— START OF TASK DATA —

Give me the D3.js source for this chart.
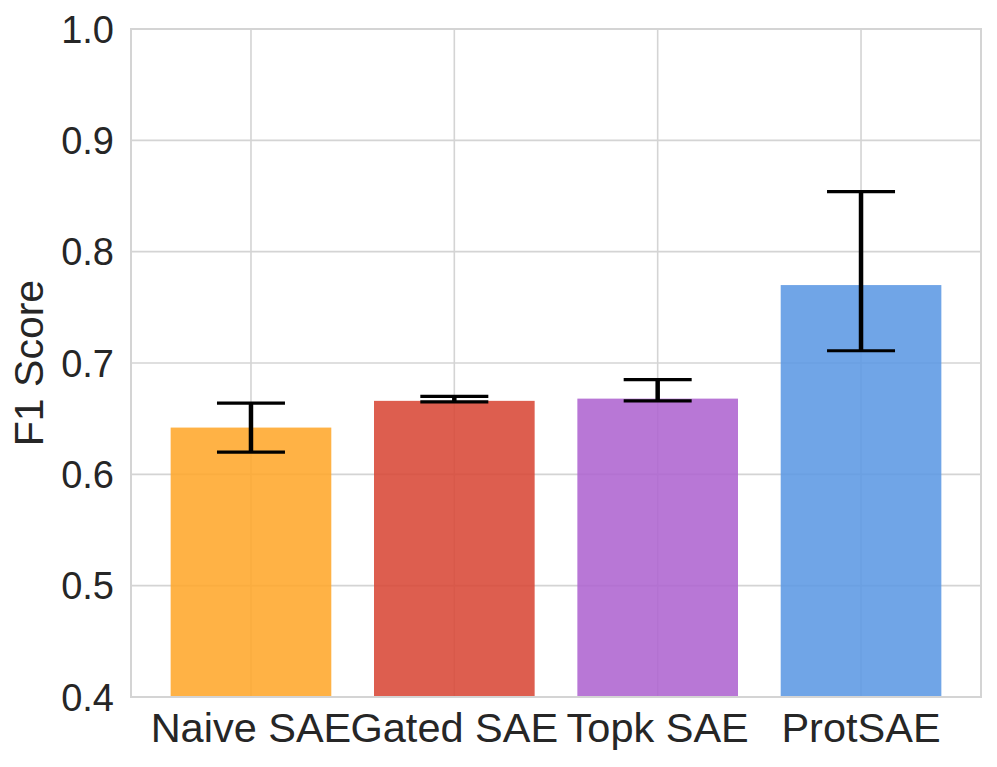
<!DOCTYPE html>
<html>
<head>
<meta charset="utf-8">
<script src="https://cdn.jsdelivr.net/npm/d3@7"></script>
<style>
  body { margin: 0; background: #fff; }
  svg text { font-family: "Liberation Sans", Arial, sans-serif; fill: #262626; }
</style>
</head>
<body>
<svg width="997" height="767"></svg>
<script>
var methods = ["Naive SAE", "Gated SAE", "Topk SAE", "ProtSAE"];
var scores = [0.642, 0.666, 0.668, 0.770];
var errLow = [0.620, 0.665, 0.666, 0.711];
var errHigh = [0.664, 0.670, 0.685, 0.854];
var colors = ["#ffa629", "#d84635", "#ad63d0", "#5b98e3"];
var yTicks = [0.4, 0.5, 0.6, 0.7, 0.8, 0.9, 1.0];

var svg = d3.select("svg");
var pLeft = 131, pRight = 981, pTop = 29, pBottom = 697;

var x = d3.scaleLinear().domain([-0.59, 3.59]).range([pLeft, pRight]);
var y = d3.scaleLinear().domain([0.4, 1.0]).range([pBottom, pTop]);

// grid
svg.selectAll("line.hgrid").data(yTicks).enter().append("line")
    .attr("x1", pLeft).attr("x2", pRight)
    .attr("y1", function(d) { return y(d); })
    .attr("y2", function(d) { return y(d); })
    .attr("stroke", "#d4d4d4").attr("stroke-width", 1.6);
svg.selectAll("line.vgrid").data(methods).enter().append("line")
    .attr("x1", function(d, i) { return x(i); })
    .attr("x2", function(d, i) { return x(i); })
    .attr("y1", pTop).attr("y2", pBottom)
    .attr("stroke", "#d4d4d4").attr("stroke-width", 1.6);

// bars
var bw = x(0.79) - x(0);
svg.selectAll("rect.bar").data(scores).enter().append("rect")
    .attr("x", function(d, i) { return x(i) - bw / 2; })
    .attr("y", function(d) { return y(d); })
    .attr("width", bw)
    .attr("height", function(d) { return pBottom - y(d); })
    .attr("fill", function(d, i) { return colors[i]; })
    .attr("fill-opacity", 0.87);

// error bars
var cap = 34;
methods.forEach(function(m, i) {
    var cx = x(i);
    svg.append("line").attr("x1", cx).attr("x2", cx)
        .attr("y1", y(errLow[i])).attr("y2", y(errHigh[i]))
        .attr("stroke", "#000").attr("stroke-width", 4.5);
    [errLow[i], errHigh[i]].forEach(function(v) {
        svg.append("line").attr("x1", cx - cap).attr("x2", cx + cap)
            .attr("y1", y(v)).attr("y2", y(v))
            .attr("stroke", "#000").attr("stroke-width", 3.2);
    });
});

// frame
svg.append("rect").attr("x", pLeft).attr("y", pTop)
    .attr("width", pRight - pLeft).attr("height", pBottom - pTop)
    .attr("fill", "none").attr("stroke", "#d4d4d4").attr("stroke-width", 2);

// y tick labels
svg.selectAll("text.ytick").data(yTicks).enter().append("text")
    .attr("x", 114)
    .attr("y", function(d) { return y(d); })
    .attr("dy", "0.36em")
    .attr("text-anchor", "end")
    .attr("font-size", 38)
    .text(function(d) { return d.toFixed(1); });

// x tick labels
svg.selectAll("text.xtick").data(methods).enter().append("text")
    .attr("x", function(d, i) { return x(i); })
    .attr("y", 742)
    .attr("text-anchor", "middle")
    .attr("font-size", 41.5)
    .text(function(d) { return d; });

// y label
svg.append("text")
    .attr("transform", "translate(43," + ((pTop + pBottom) / 2) + ") rotate(-90)")
    .attr("text-anchor", "middle")
    .attr("font-size", 41)
    .text("F1 Score");
</script>
</body>
</html>
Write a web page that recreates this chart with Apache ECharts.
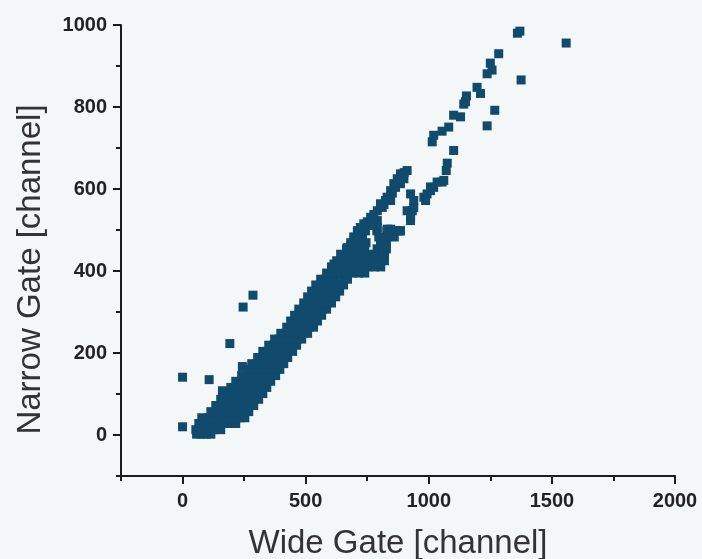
<!DOCTYPE html>
<html>
<head>
<meta charset="utf-8">
<script src="https://cdn.jsdelivr.net/npm/echarts@6/dist/echarts.min.js"></script>
<style>
  html, body { margin: 0; padding: 0; background: #f4f7f7; }
  #chart { width: 702px; height: 559px; }
</style>
</head>
<body>
<div id="chart"></div>
<script>
// Narrow-gate vs wide-gate channel pairs, [wide, narrow]
const lowerBand = [
  [57,2],[75,2],[95,2],[115,2],
  [54,13],[78,13],[102,13],[128,13],[155,13],
  [66,28],[92,28],[118,28],[144,28],[170,28],[196,28],[216,28],
  [78,42],[104,42],[130,42],[156,42],[182,42],[208,42],[232,42],[253,42],
  [115,57],[140,57],[166,57],[192,57],[218,57],[244,57],[269,57],
  [135,72],[161,72],[187,72],[213,72],[239,72],[264,72],[289,72],
  [155,87],[181,87],[207,87],[233,87],[258,87],[284,87],[309,87],
  [167,101],[193,101],[220,101],[247,101],[273,101],[300,101],[326,101],
  [196,116],[222,116],[248,116],[274,116],[300,116],[321,116],[342,116],
  [216,131],[240,131],[264,131],[288,131],[312,131],[336,131],[358,131],
  [240,145],[263,145],[286,145],[309,145],[332,145],[355,145],[378,145],
  [261,160],[283,160],[305,160],[328,160],[350,160],[372,160],[395,160],
  [281,174],[303,174],[325,174],[347,174],[368,174],[390,174],[411,174],
  [305,189],[326,189],[346,189],[366,189],[386,189],[406,189],[427,189],
  [326,204],[346,204],[366,204],[386,204],[406,204],[427,204],[447,204],
  [350,219],[370,219],[390,219],[410,219],[430,219],[447,219],[463,219],
  [374,234],[393,234],[412,234],[431,234],[450,234],[467,234],[484,234],
  [399,248],[418,248],[437,248],[456,248],[474,248],[491,248],[508,248],
  [423,263],[442,263],[461,263],[479,263],[497,263],[515,263],[532,263],
  [439,278],[458,278],[477,278],[495,278],[513,278],[531,278],[548,278],
  [455,292],[474,292],[493,292],[512,292],[530,292],[548,292],[565,292],
  [472,307],[492,307],[512,307],[531,307],[550,307],[568,307],[585,307],
  [492,322],[512,322],[532,322],[551,322],[570,322],[588,322],[605,322],
  [508,337],[528,337],[548,337],[567,337],[586,337],[604,337],[622,337],
  [524,351],[544,351],[564,351],[583,351],[602,351],[620,351],[638,351],
  [541,366],[561,366],[581,366],[600,366],[619,366],[637,366],[654,366],
  [561,380],[581,380],[600,380],[619,380],[654,380],[670,380],
  [585,395],[605,395],[625,395],[645,395],[665,395],[690,395],[715,395],[740,395]
];

// Where the band widens before splitting in two
const forkZone = [
  [605,410],[630,410],[655,410],[680,410],[705,410],[730,410],[755,410],[780,410],[805,410],
  [626,425],[650,425],[675,425],[700,425],[725,425],[750,425],[775,425],[800,425],[820,425],
  [646,439],[670,439],[695,439],[720,439],[745,439],[770,439],[795,439],[820,439],
  [666,454],[690,454],[715,454],[740,454],[790,454],[815,454],[828,454],
  [683,469],[715,469],[745,469],[804,469],[828,469],
  [696,483],[731,483],[797,483],[830,483],[860,483],
  [712,498],[743,498],[789,498],[830,498],[872,498],[885,498]
];

const upperBranch = [
  [615,417],[642,441],[669,457],[696,482],[710,498],[736,515],[764,531],
  [791,547],[804,564],[831,580],[845,596],[858,613],[872,625],[885,637],[912,645],
  [642,425],[662,437],[683,462],[710,474],[731,498],[755,511],[791,523],
  [811,555],[824,572],[845,572],[865,604],[885,613],[899,625],
  [722,506],[750,520],[777,538],[818,562],[852,590],[878,618],[900,640]
];

const sideBranch = [
  [736,417],[791,417],[750,433],[777,441],[818,449],[818,466],[804,482],
  [818,474],[791,506],[831,502],[845,502],[872,498],[885,498],
  [926,523],[926,531],[912,547],[933,547],[939,555],[926,588],
  [939,572],[980,580],[987,572],[993,588],[1007,596],[1007,605],[1020,604],
  [1034,617],[1054,617],[1061,621],[1071,645],[1075,663],[1101,694]
];

const tailPoints = [
  [1014,715],[1020,731],[1054,741],[1081,751],[1101,780],[1129,776],
  [1142,807],[1149,813],[1153,827],[1196,848],[1210,833],[1237,754],
  [1268,792],[1237,881],[1257,890],[1250,907],[1284,930],
  [1360,980],[1370,985],[1375,866],[1558,956]
];

const strayPoints = [
  [0,20],[0,141],[108,135],[162,108],[192,223],[243,167],[246,312],[286,341]
];

const xMajorTicks = [0, 500, 1000, 1500, 2000];
const xMinorTicks = [-250, 250, 750, 1250, 1750];
const yMajorTicks = [0, 200, 400, 600, 800, 1000];
const yMinorTicks = [-100, 100, 300, 500, 700, 900];

const allPoints = lowerBand.concat(forkZone, upperBranch, sideBranch, tailPoints, strayPoints);

const axisColor = '#1c1c1c';
const labelFont = {
  fontFamily: 'Liberation Sans, Arial, sans-serif', fontWeight: 'bold', fontSize: 20, color: '#222',
  formatter: function (v) { return String(v); }
};
const titleFont = { fontFamily: 'Liberation Sans, Arial, sans-serif', color: '#333' };

const chart = echarts.init(document.getElementById('chart'), null, { renderer: 'canvas' });
chart.setOption({
  backgroundColor: '#f4f7f7',
  animation: false,
  grid: { left: 121, right: 27, top: 25, bottom: 83, containLabel: false, outerBoundsMode: 'none' },
  xAxis: [
    {
      type: 'value', min: -250, max: 2000, position: 'bottom',
      name: 'Wide Gate [channel]', nameLocation: 'middle', nameGap: 51,
      nameTextStyle: Object.assign({ fontSize: 33 }, titleFont),
      axisLine: { show: true, onZero: false, lineStyle: { color: axisColor, width: 2 } },
      axisTick: { show: true, customValues: xMajorTicks, length: 8, lineStyle: { color: axisColor, width: 2 } },
      axisLabel: Object.assign({ customValues: xMajorTicks, margin: 15 }, labelFont),
      splitLine: { show: false }
    },
    {
      type: 'value', min: -250, max: 2000, position: 'bottom', offset: 0,
      axisLine: { show: false, onZero: false },
      axisTick: { show: true, customValues: xMinorTicks, length: 5, lineStyle: { color: axisColor, width: 2 } },
      axisLabel: { show: false },
      splitLine: { show: false }
    }
  ],
  yAxis: [
    {
      type: 'value', min: -100, max: 1000, position: 'left',
      name: 'Narrow Gate [channel]', nameLocation: 'middle', nameGap: 74,
      nameTextStyle: Object.assign({ fontSize: 33, padding: [0, 38, 0, 0] }, titleFont),
      axisLine: { show: true, onZero: false, lineStyle: { color: axisColor, width: 2 } },
      axisTick: { show: true, customValues: yMajorTicks, length: 8, lineStyle: { color: axisColor, width: 2 } },
      axisLabel: Object.assign({ customValues: yMajorTicks, margin: 14 }, labelFont),
      splitLine: { show: false }
    },
    {
      type: 'value', min: -100, max: 1000, position: 'left', offset: 0,
      axisLine: { show: false, onZero: false },
      axisTick: { show: true, customValues: yMinorTicks, length: 5, lineStyle: { color: axisColor, width: 2 } },
      axisLabel: { show: false },
      splitLine: { show: false }
    }
  ],
  series: [{
    type: 'scatter',
    xAxisIndex: 0, yAxisIndex: 0,
    symbol: 'rect',
    symbolSize: 9,
    itemStyle: { color: '#104a6c', opacity: 1 },
    data: allPoints
  }]
});
</script>
</body>
</html>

— END OF TASK DATA —

• [STATED TASK] Copy exactly the lines from the first line of the records above through the line with "d3.scaleLinear().domain([0.4, 1.0]).range([pBottom, pTop]);", both included, and nothing else. Pictures stay out.

• [RESULT]
Give me the D3.js source for this chart.
<!DOCTYPE html>
<html>
<head>
<meta charset="utf-8">
<script src="https://cdn.jsdelivr.net/npm/d3@7"></script>
<style>
  body { margin: 0; background: #fff; }
  svg text { font-family: "Liberation Sans", Arial, sans-serif; fill: #262626; }
</style>
</head>
<body>
<svg width="997" height="767"></svg>
<script>
var methods = ["Naive SAE", "Gated SAE", "Topk SAE", "ProtSAE"];
var scores = [0.642, 0.666, 0.668, 0.770];
var errLow = [0.620, 0.665, 0.666, 0.711];
var errHigh = [0.664, 0.670, 0.685, 0.854];
var colors = ["#ffa629", "#d84635", "#ad63d0", "#5b98e3"];
var yTicks = [0.4, 0.5, 0.6, 0.7, 0.8, 0.9, 1.0];

var svg = d3.select("svg");
var pLeft = 131, pRight = 981, pTop = 29, pBottom = 697;

var x = d3.scaleLinear().domain([-0.59, 3.59]).range([pLeft, pRight]);
var y = d3.scaleLinear().domain([0.4, 1.0]).range([pBottom, pTop]);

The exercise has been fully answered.